(Collected data)
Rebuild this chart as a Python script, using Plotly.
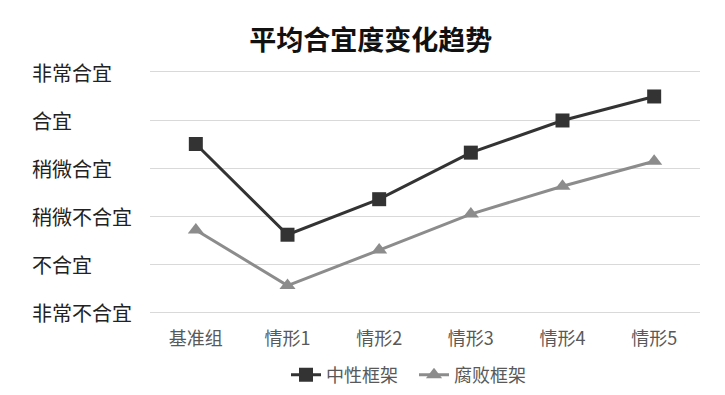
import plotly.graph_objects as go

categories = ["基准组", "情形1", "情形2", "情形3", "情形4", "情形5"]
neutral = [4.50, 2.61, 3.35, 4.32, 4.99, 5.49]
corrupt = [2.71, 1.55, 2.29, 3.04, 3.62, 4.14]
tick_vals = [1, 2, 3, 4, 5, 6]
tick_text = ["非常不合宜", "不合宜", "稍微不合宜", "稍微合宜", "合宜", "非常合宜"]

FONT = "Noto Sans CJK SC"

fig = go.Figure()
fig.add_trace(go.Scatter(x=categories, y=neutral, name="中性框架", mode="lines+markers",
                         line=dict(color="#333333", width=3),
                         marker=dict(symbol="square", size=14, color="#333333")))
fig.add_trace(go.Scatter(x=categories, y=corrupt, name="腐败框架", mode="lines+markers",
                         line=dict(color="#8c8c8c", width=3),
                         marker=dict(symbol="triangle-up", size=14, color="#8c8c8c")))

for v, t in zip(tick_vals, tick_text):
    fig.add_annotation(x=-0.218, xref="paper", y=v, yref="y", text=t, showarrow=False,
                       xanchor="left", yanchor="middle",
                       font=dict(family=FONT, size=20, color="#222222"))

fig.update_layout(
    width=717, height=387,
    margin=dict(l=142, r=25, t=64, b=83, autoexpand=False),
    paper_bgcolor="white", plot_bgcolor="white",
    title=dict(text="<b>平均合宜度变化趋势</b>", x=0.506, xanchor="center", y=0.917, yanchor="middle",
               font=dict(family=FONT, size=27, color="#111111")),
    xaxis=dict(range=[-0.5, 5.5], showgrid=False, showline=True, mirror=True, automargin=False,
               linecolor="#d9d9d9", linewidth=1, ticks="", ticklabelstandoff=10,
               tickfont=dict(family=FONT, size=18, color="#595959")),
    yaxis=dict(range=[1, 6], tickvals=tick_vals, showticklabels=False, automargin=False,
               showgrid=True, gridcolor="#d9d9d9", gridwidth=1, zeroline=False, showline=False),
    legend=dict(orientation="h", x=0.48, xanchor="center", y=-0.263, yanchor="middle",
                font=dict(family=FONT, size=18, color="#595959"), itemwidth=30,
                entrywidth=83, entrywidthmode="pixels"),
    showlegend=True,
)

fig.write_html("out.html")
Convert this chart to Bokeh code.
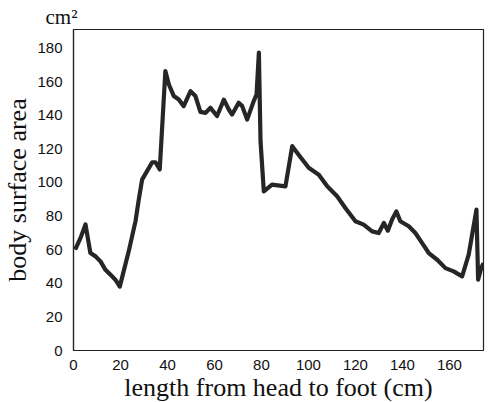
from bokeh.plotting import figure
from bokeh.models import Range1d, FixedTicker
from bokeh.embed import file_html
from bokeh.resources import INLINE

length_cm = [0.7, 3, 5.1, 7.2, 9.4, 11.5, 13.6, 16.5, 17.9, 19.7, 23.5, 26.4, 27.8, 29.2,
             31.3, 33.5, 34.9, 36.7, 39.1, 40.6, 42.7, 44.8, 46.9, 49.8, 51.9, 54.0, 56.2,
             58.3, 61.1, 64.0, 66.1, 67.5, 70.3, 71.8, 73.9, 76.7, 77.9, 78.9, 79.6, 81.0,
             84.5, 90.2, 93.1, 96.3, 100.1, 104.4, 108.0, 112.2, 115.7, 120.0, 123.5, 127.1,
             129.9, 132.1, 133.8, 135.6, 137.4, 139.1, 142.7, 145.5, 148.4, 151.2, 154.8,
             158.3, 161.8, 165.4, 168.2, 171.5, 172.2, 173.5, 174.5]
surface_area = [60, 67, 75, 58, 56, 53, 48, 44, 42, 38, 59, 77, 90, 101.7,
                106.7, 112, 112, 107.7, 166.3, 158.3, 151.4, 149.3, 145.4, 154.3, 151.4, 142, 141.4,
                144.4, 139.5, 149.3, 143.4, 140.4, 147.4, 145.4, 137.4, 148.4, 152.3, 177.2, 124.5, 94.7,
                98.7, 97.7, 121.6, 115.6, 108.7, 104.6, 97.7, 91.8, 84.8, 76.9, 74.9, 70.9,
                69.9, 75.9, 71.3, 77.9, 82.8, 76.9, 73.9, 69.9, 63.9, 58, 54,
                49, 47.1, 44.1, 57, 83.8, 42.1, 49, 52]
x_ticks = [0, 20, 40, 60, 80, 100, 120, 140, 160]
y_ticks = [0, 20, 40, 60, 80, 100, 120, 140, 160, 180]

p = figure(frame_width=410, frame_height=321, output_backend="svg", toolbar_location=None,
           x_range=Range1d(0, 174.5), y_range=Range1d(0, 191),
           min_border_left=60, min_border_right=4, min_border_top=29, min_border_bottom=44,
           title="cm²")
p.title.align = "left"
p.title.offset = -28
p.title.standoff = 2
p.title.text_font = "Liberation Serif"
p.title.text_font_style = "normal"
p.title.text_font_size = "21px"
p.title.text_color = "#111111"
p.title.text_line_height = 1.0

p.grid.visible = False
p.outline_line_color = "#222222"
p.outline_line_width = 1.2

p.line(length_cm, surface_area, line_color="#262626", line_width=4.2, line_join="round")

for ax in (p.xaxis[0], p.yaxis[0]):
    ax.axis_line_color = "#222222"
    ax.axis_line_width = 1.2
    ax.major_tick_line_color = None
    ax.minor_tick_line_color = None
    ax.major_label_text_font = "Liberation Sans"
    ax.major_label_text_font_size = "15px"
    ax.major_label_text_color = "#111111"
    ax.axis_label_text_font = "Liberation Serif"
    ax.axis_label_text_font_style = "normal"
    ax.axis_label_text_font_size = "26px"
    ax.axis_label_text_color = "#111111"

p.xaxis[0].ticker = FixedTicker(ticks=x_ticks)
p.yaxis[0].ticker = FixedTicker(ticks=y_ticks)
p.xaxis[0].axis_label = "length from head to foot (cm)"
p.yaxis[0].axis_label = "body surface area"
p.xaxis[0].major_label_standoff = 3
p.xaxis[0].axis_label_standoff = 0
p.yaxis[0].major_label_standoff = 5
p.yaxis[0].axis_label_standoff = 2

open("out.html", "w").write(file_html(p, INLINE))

● **What to work on**: Extract all lines that hold the word "chart".

● **Answer to the task**:
Rebuild this chart as a Python script, using Plotly.
Convert this chart to Bokeh code.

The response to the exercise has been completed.